— Task details —
Go through the data below. List every line that holds the word "chart".

— Material provided —
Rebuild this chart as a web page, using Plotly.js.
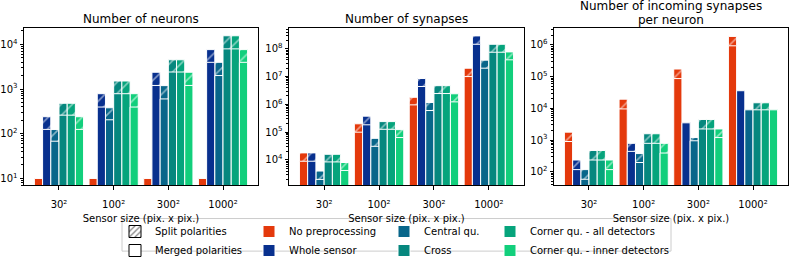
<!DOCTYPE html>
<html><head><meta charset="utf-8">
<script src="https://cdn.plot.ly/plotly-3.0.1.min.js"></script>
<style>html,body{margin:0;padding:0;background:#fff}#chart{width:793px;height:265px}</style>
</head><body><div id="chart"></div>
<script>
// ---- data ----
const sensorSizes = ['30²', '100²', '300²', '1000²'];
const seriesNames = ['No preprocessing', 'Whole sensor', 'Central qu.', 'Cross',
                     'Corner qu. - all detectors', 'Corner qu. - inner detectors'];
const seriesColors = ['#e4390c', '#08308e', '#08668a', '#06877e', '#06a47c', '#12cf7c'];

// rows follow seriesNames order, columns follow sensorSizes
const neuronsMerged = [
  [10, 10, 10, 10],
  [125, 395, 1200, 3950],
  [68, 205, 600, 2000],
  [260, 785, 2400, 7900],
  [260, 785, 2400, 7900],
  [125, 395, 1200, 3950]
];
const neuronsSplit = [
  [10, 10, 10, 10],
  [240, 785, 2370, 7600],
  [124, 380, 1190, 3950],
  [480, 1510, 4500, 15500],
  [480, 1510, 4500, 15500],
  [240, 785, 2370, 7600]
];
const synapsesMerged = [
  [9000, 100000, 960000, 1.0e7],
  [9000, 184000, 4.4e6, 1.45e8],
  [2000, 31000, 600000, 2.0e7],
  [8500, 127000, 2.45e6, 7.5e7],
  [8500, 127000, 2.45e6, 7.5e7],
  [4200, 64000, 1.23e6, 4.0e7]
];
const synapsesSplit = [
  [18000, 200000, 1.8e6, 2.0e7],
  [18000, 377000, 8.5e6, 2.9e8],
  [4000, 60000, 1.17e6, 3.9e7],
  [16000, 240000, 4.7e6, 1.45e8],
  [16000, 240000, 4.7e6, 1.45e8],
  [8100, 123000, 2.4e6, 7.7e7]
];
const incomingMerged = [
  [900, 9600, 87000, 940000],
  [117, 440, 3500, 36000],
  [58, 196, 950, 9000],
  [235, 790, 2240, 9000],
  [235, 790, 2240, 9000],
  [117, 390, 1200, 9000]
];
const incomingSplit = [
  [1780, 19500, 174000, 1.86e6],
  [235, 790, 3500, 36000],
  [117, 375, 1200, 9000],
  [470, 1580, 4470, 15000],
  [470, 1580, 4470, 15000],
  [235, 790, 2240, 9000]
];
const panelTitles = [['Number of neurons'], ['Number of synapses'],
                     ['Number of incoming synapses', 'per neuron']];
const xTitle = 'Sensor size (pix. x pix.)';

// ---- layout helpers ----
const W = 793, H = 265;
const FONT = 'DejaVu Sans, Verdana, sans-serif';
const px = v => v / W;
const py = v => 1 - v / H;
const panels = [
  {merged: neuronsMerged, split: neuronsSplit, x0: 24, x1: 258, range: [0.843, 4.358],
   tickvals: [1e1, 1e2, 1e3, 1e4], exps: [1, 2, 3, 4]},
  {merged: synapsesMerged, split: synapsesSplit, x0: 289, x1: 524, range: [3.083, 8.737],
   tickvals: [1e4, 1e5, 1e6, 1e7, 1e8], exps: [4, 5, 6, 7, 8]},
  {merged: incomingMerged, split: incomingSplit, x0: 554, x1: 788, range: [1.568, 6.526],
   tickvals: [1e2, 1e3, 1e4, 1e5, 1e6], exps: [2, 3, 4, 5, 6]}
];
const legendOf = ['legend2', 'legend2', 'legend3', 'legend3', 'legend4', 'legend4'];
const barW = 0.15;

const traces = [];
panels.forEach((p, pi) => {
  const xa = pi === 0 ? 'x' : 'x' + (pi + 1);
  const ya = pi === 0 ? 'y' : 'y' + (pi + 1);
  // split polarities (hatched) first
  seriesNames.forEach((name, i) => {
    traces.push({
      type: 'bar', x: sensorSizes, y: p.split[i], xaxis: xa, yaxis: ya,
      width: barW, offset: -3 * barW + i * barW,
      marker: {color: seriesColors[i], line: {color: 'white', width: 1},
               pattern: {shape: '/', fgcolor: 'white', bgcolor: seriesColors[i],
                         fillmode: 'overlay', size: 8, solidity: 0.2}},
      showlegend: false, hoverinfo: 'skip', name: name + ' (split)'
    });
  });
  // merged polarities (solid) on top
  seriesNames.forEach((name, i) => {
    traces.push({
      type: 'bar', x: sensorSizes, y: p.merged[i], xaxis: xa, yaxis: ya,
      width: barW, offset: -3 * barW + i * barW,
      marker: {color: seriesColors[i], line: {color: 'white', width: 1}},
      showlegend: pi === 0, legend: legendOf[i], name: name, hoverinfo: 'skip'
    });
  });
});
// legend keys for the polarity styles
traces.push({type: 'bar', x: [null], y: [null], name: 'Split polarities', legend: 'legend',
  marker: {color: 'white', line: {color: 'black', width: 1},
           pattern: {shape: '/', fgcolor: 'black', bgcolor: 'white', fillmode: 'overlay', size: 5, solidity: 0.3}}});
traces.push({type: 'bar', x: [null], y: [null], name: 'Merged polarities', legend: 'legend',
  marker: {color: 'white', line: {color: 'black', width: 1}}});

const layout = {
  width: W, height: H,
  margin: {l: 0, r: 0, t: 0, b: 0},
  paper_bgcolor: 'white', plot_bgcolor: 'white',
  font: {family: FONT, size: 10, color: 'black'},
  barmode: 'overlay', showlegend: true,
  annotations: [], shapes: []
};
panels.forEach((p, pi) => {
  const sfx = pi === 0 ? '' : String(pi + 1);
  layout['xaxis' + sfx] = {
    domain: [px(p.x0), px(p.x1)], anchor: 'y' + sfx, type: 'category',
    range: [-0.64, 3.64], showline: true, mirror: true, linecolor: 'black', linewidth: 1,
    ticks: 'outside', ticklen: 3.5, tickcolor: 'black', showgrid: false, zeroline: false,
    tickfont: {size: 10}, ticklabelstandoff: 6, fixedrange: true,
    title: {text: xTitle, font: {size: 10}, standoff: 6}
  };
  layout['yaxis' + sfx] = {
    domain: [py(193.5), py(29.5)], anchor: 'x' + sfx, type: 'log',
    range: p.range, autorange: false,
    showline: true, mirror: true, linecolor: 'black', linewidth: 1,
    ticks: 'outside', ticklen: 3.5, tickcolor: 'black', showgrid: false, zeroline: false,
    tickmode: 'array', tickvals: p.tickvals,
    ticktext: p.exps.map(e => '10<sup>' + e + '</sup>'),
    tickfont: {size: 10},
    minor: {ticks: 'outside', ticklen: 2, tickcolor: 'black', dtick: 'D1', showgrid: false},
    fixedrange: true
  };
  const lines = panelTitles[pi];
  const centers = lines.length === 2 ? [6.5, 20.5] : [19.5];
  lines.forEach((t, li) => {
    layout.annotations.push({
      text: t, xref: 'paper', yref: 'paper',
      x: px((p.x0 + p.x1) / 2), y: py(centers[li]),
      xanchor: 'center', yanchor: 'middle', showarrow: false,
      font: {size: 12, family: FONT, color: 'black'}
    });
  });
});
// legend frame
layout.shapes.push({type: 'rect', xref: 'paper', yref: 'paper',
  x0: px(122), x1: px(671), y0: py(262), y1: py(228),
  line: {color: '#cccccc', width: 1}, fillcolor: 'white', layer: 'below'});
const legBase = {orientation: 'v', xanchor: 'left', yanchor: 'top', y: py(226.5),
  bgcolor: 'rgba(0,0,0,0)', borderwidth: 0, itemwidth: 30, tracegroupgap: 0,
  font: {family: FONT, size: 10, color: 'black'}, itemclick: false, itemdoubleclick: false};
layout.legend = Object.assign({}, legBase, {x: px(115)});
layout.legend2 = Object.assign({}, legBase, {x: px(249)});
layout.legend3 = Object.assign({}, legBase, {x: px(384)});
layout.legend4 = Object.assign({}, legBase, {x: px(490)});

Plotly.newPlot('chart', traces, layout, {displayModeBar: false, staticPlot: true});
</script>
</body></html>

— Exercise solution —
Rebuild this chart as a web page, using Plotly.js.
<style>html,body{margin:0;padding:0;background:#fff}#chart{width:793px;height:265px}</style>
</head><body><div id="chart"></div>
Plotly.newPlot('chart', traces, layout, {displayModeBar: false, staticPlot: true});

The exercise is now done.